Воспоминания | страница 46
Все это мы вычитываем в его стихах, но это же и ключ к его человеческому существу, к линии его поведения, ко всему, вплоть до житейских мелочей. Отсюда та редкая в среде писателей свобода, независимость, нечувствительность к уколам самолюбия. Он всегда казался пришедшим очень издалека – так издалека, что суждения его звучали непривычно, порой вычурно. Но вычурность эта не словесная игра: сегодня – так, завтра – этак, а крепкие из крепкого коренья.
Те, кто знали его в эпоху гражданской войны, смены правительств, длившейся в Крыму три с лишним года, верно, запомнили, как чужд он был метанья, перепуга, кратковременных политических восторгов. На свой лад, но так же упрямо, как Лев Толстой, противостоял он вихрям истории, бившим о порог его дома. Изгоем оставался при всякой власти. И когда он с открытой душой подходил к чекисту, на удивление вызывая и в том доверчивое отношение, – это не было трусливое подлаживание. И когда он попеременно укрывал у себя то красного, то белого, и вправду не одного уберег, – им руководили не оппортунизм, не дряблая жалостливость, а твердый внутренний закон.
Нет, он не жалостлив. Жесткими штрихами, не минуя ни одной жестокой подробности, рисует он русскую историю в своих стихотворениях последнего периода. Впрочем, назовешь ли их стихами? Он их так называл. Не с того ли времени, как он до конца осознал свою мысль, не стало ему охоты рифмовать, раскачивать метром свои поэтические замыслы? Теперь он, как сам говорит, слово к слову «притачивает, притирает терпугом», ища только наиболее крепкого, емкого. Утекает последняя влага – не своя, заемная – только хруст да трение сопротивляющегося материала. Люб – не люб нам этот стих, но он точнее отражает внутреннее сознание поэта.
Я не пишу истории жизни Волошина. Из рассказа моего о нем выпадают целые периоды. Другие полнее опишут последние коктебельские годы, когда дом его и он сам были центром, собирающим поэтов, литературоведов, художников; писатели дореволюционные встречались с начинающими; многие произведения читались здесь впервые, – впервые прозвучали имена, позже упрочившиеся в литературе. Десятилетие от начала 20-х годов до начала 30-х.
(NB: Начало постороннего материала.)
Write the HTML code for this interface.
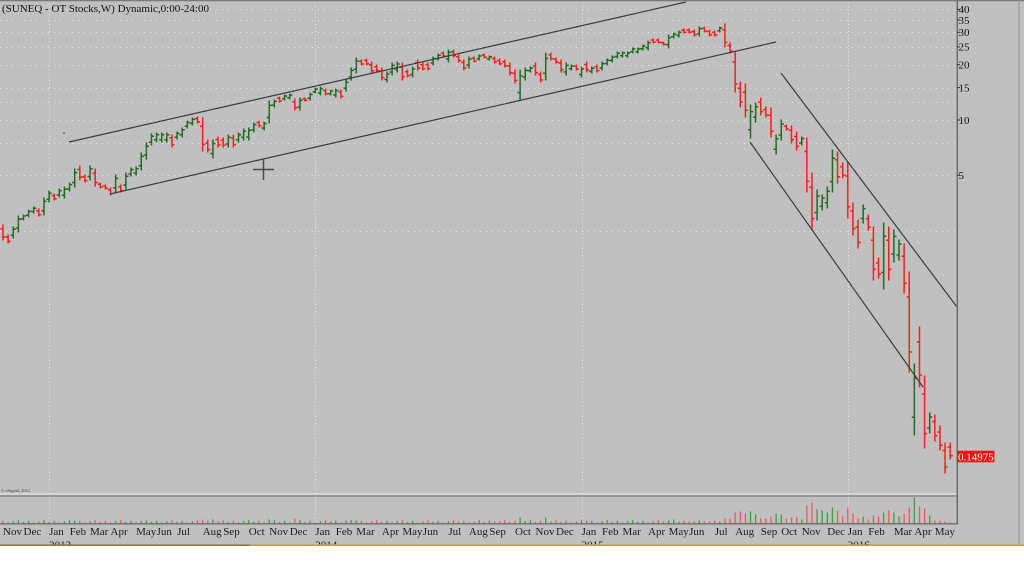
<!DOCTYPE html>
<html><head><meta charset="utf-8"><style>
html,body{margin:0;padding:0;background:#fff;}
body{width:1024px;height:576px;overflow:hidden;}
svg{display:block;}
text{font-family:"Liberation Serif",serif;}
</style></head><body>
<svg id="c" width="1024" height="576" viewBox="0 0 1024 576" xmlns="http://www.w3.org/2000/svg">
<rect x="0" y="0" width="1024" height="546" fill="#c0c0c0"/>
<g id="grid"></g>
<g id="vol"></g>
<g id="bars"></g>
<g fill="none" stroke="#3c3c3c" stroke-width="1.2">
<line x1="69" y1="142" x2="686" y2="2"/>
<line x1="110" y1="194" x2="776" y2="42"/>
<line x1="750" y1="142" x2="923" y2="387"/>
<line x1="781" y1="73" x2="957" y2="307"/>
</g>
<circle cx="64" cy="133" r="0.8" fill="#333"/>
<g stroke="#4a4a4a" stroke-width="1.5">
<line x1="253" y1="169.5" x2="274" y2="169.5"/>
<line x1="263.5" y1="159" x2="263.5" y2="180"/>
</g>
<line x1="0" y1="0.5" x2="1024" y2="0.5" stroke="#7a7a7a" stroke-width="1.5"/>
<line x1="0" y1="494" x2="957" y2="494" stroke="#ececec" stroke-width="1"/>
<line x1="0" y1="496" x2="957" y2="496" stroke="#7c7c7c" stroke-width="1.2"/>
<line x1="0" y1="523.8" x2="957" y2="523.8" stroke="#6c6c6c" stroke-width="1.3"/>
<line x1="957.3" y1="0" x2="957.3" y2="524.5" stroke="#6c6c6c" stroke-width="1.5"/>
<line x1="1019" y1="0" x2="1019" y2="546" stroke="#9c9c9c" stroke-width="1.2"/>
<g id="axis" font-size="11" fill="#111"></g>
<text x="2" y="12" font-size="11" fill="#111">(SUNEQ - OT Stocks,W) Dynamic,0:00-24:00</text>
<text x="1" y="492" font-size="4.5" fill="#444">© eSignal, 2011</text>
<rect x="957" y="450.7" width="37.5" height="11.6" fill="#ff1010"/>
<text x="958" y="460.5" font-size="11" fill="#fff">0.14975</text>
<g id="months" font-size="11" fill="#1a1a1a"></g>
<rect x="0" y="546" width="1024" height="30" fill="#ffffff"/>
<line x1="0" y1="545.2" x2="250" y2="545.2" stroke="#8f7a45" stroke-width="1.6"/>
<line x1="250" y1="545.2" x2="1024" y2="545.2" stroke="#c4a04a" stroke-width="1.6"/>
</svg>
<script>
(function(){
var NS="http://www.w3.org/2000/svg";
function el(tag,attrs,parent,txt){var e=document.createElementNS(NS,tag);for(var k in attrs)e.setAttribute(k,attrs[k]);if(txt!==undefined)e.textContent=txt;parent.appendChild(e);return e;}
var D=[
[225,240,'R'],[235,243,'R'],[227,238,'G'],[216,232,'G'],[215,220,'G'],[210,217,'G'],[207,213,'G'],[209,216,'R'],[198,215,'G'],[191,202,'G'],
[194,200,'R'],[189,197,'G'],[187,198,'G'],[183,191,'G'],[169,187,'G'],[166,180,'R'],[175,182,'R'],[166,180,'G'],[169,186,'R'],[183,188,'R'],
[185,189,'R'],[188,195,'R'],[175,192,'G'],[185,192,'R'],[173,189,'G'],[168,176,'G'],[167,175,'G'],[153,170,'G'],[143,159,'G'],[134,145,'G'],
[133,142,'G'],[133,142,'G'],[133,142,'G'],[135,147,'R'],[132,139,'G'],[128,137,'G'],[121,128,'G'],[118,125,'G'],[117,123,'R'],[118,151,'R'],
[140,152,'R'],[140,158,'G'],[137,147,'R'],[138,147,'R'],[135,147,'G'],[135,147,'R'],[133,142,'G'],[129,140,'G'],[128,140,'G'],[123,132,'G'],
[121,127,'R'],[122,130,'G'],[101,123,'G'],[100,107,'G'],[97,102,'R'],[95,100,'G'],[94,99,'G'],[99,110,'R'],[98,110,'G'],[98,101,'R'],
[93,100,'G'],[88,93,'G'],[87,95,'G'],[89,95,'R'],[90,95,'G'],[89,97,'G'],[90,98,'R'],[80,91,'G'],[68,80,'G'],[58,73,'G'],
[60,65,'R'],[59,65,'R'],[62,73,'R'],[65,72,'R'],[68,80,'R'],[72,82,'G'],[63,75,'G'],[62,72,'G'],[63,80,'R'],[70,77,'R'],
[67,77,'G'],[60,70,'R'],[63,70,'R'],[63,70,'R'],[57,65,'G'],[54,60,'G'],[52,57,'R'],[50,62,'G'],[50,57,'R'],[55,62,'R'],
[60,70,'R'],[57,68,'G'],[57,62,'R'],[55,60,'G'],[54,58,'R'],[56,60,'G'],[57,63,'R'],[59,65,'R'],[60,67,'R'],[63,75,'R'],
[70,83,'R'],[70,100,'G'],[68,80,'G'],[67,72,'G'],[63,75,'R'],[72,82,'R'],[53,80,'G'],[53,60,'R'],[58,63,'R'],[60,72,'R'],
[63,75,'G'],[65,70,'G'],[65,70,'R'],[67,77,'G'],[62,72,'R'],[67,73,'G'],[65,72,'R'],[62,70,'G'],[59,65,'G'],[56,62,'G'],
[52,58,'G'],[52,57,'G'],[52,57,'G'],[48,53,'G'],[48,53,'G'],[45,50,'G'],[41,50,'G'],[39,43,'R'],[39,43,'R'],[42,45,'R'],
[35,48,'G'],[33,38,'G'],[31,37,'G'],[29,33,'R'],[29,33,'R'],[30,36,'R'],[27,36,'G'],[27,32,'R'],[30,36,'R'],[31,36,'R'],
[27,32,'G'],[24,47,'R'],[43,53,'R'],[52,92,'R'],[82,107,'R'],[84,117,'R'],[105,138,'G'],[103,122,'G'],[98,115,'R'],[107,117,'R'],
[108,137,'R'],[135,154,'G'],[120,140,'G'],[125,130,'R'],[126,143,'R'],[132,150,'R'],[137,145,'G'],[138,192,'R'],[173,230,'R'],[190,220,'G'],
[195,210,'G'],[187,208,'G'],[150,192,'G'],[152,183,'R'],[163,178,'R'],[162,218,'R'],[203,235,'R'],[220,248,'R'],[205,223,'G'],[215,230,'R'],
[227,280,'R'],[258,278,'R'],[223,289,'G'],[227,280,'R'],[230,262,'G'],[240,260,'G'],[244,293,'R'],[272,372,'R'],[364,435,'G'],[327,387,'R'],
[376,448,'R'],[413,433,'G'],[415,441,'R'],[426,450,'R'],[443,473,'R'],[443,459,'R']
];
var VL={129:2,130:3,131:4,132:2,133:3,134:2,135:2,136:3,137:2,138:2,139:3,140:2,141:5,142:5,143:11,144:12,145:10,146:12,147:9,148:5,149:5,150:7,151:10,152:9,153:5,154:6,155:6,156:4,157:18,158:21,159:14,160:13,161:11,162:16,163:13,164:7,165:16,166:10,167:5,168:7,169:4,170:8,171:7,172:11,173:13,174:11,175:7,176:10,177:16,178:26,179:17,180:15,181:8,182:3,183:3,184:2,185:1.3,
14:3,39:4,52:4,57:5,101:6,106:6,28:3,41:4,67:3,69:3,96:2,114:3};
var bars=document.getElementById('bars'),vol=document.getElementById('vol');
var sp=5.12,x0=3;
var pr='',pg='',vr='',vg='';
for(var i=0;i<D.length;i++){
 var x=x0+sp*i,h=D[i][0],l=D[i][1],c=D[i][2],r=l-h;
 var o,cl;
 if(c==='G'){o=l-0.25*r;cl=h+0.2*r;}else{o=h+0.25*r;cl=l-0.2*r;}
 var s='M'+x.toFixed(2)+' '+(h-0.5)+'V'+(l+0.5)+'M'+(x-2.6).toFixed(2)+' '+o.toFixed(1)+'H'+x.toFixed(2)+'M'+x.toFixed(2)+' '+cl.toFixed(1)+'H'+(x+2.6).toFixed(2);
 if(c==='G')pg+=s;else pr+=s;
 var vh=VL[i]!==undefined?VL[i]:(1+((i*7+3)%5)*0.6);
 var vs='M'+x.toFixed(2)+' 523.5V'+(523.5-vh).toFixed(1);
 if(c==='G')vg+=vs;else vr+=vs;
}
el('path',{d:pr,stroke:'#ff1c1c','stroke-width':'1.5',fill:'none'},bars);
el('path',{d:pg,stroke:'#236a23','stroke-width':'1.5',fill:'none'},bars);
el('path',{d:vr,stroke:'#ee5a5a','stroke-width':'1.3',fill:'none'},vol);
el('path',{d:vg,stroke:'#3f9e3f','stroke-width':'1.3',fill:'none'},vol);
// grid
var grid=document.getElementById('grid');
function py(p){return 120-79.8*Math.log(p/10);}
var lv=[40,35,30,25,20,15,12.5,10,7.5,5,2.5];
for(var k=0;k<lv.length;k++){var y=Math.round(py(lv[k]))+0.5;
 el('line',{x1:0,y1:y,x2:956,y2:y,stroke:'#e6e6e6','stroke-width':'1','stroke-dasharray':'1 5'},grid);}
// axis labels
var ax=document.getElementById('axis');
var labs=[40,35,30,25,20,15,10,5];
for(var k=0;k<labs.length;k++){var y=py(labs[k]);
 el('text',{x:958.5,y:(y+3.8).toFixed(1)},ax,String(labs[k]));
 el('line',{x1:957,y1:y.toFixed(1),x2:960,y2:y.toFixed(1),stroke:'#333','stroke-width':'1'},ax);}
// months
var mg=document.getElementById('months');
var names=['Jan','Feb','Mar','Apr','May','Jun','Jul','Aug','Sep','Oct','Nov','Dec'];
var base=Date.UTC(2012,10,5),prev=-1;
for(var i=0;i<D.length;i++){
 var d=new Date(base+i*7*86400000),m=d.getUTCMonth(),x=x0+sp*i;
 if(m!==prev){
  el('text',{x:x.toFixed(1),y:535},mg,names[m]);
  if(m===0&&i>0){
   el('text',{x:x.toFixed(1),y:548.5},mg,String(d.getUTCFullYear()));
   var xx=Math.round(x)+0.5;
   el('line',{x1:xx,y1:3,x2:xx,y2:523,stroke:'#e8e8e8','stroke-width':'1','stroke-dasharray':'1 2.5'},grid);
  }
 }
 prev=m;
}
})();
</script>
</body></html>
Я не бывала на этих людных съездах. Мне чаще случалось заезжать в Коктебель в глухую осень, в зимнюю пору, когда по опустелым комнатам стонал ветер и ночь напролет хлопала сорвавшаяся ставня, а море холодно шуршало под окнами! Не в шумном окружении – мне запомнился одинокий зимний Макс – Jupiter Fluxior {Юпитер льющийся (лат.).}. Он все так же схож со своим каменным подобием – Зевсовым кумиром, – когда в долгой неподвижности клонит поседелую гриву над маленькими акварельками. Слушает, спрашивает, не слушает, а рука с оплывшими пальцами терпеливо и любовно водит кисточкой. Преждевременно потучневший – ему нет пятидесяти – не от сердца ли? Так старый любовник, как зачарованный, опять и опять повторяет все её черты – то алой на закате, то омраченной под дымной завесой, – но все её, Единственной, «Земли Незнаемой».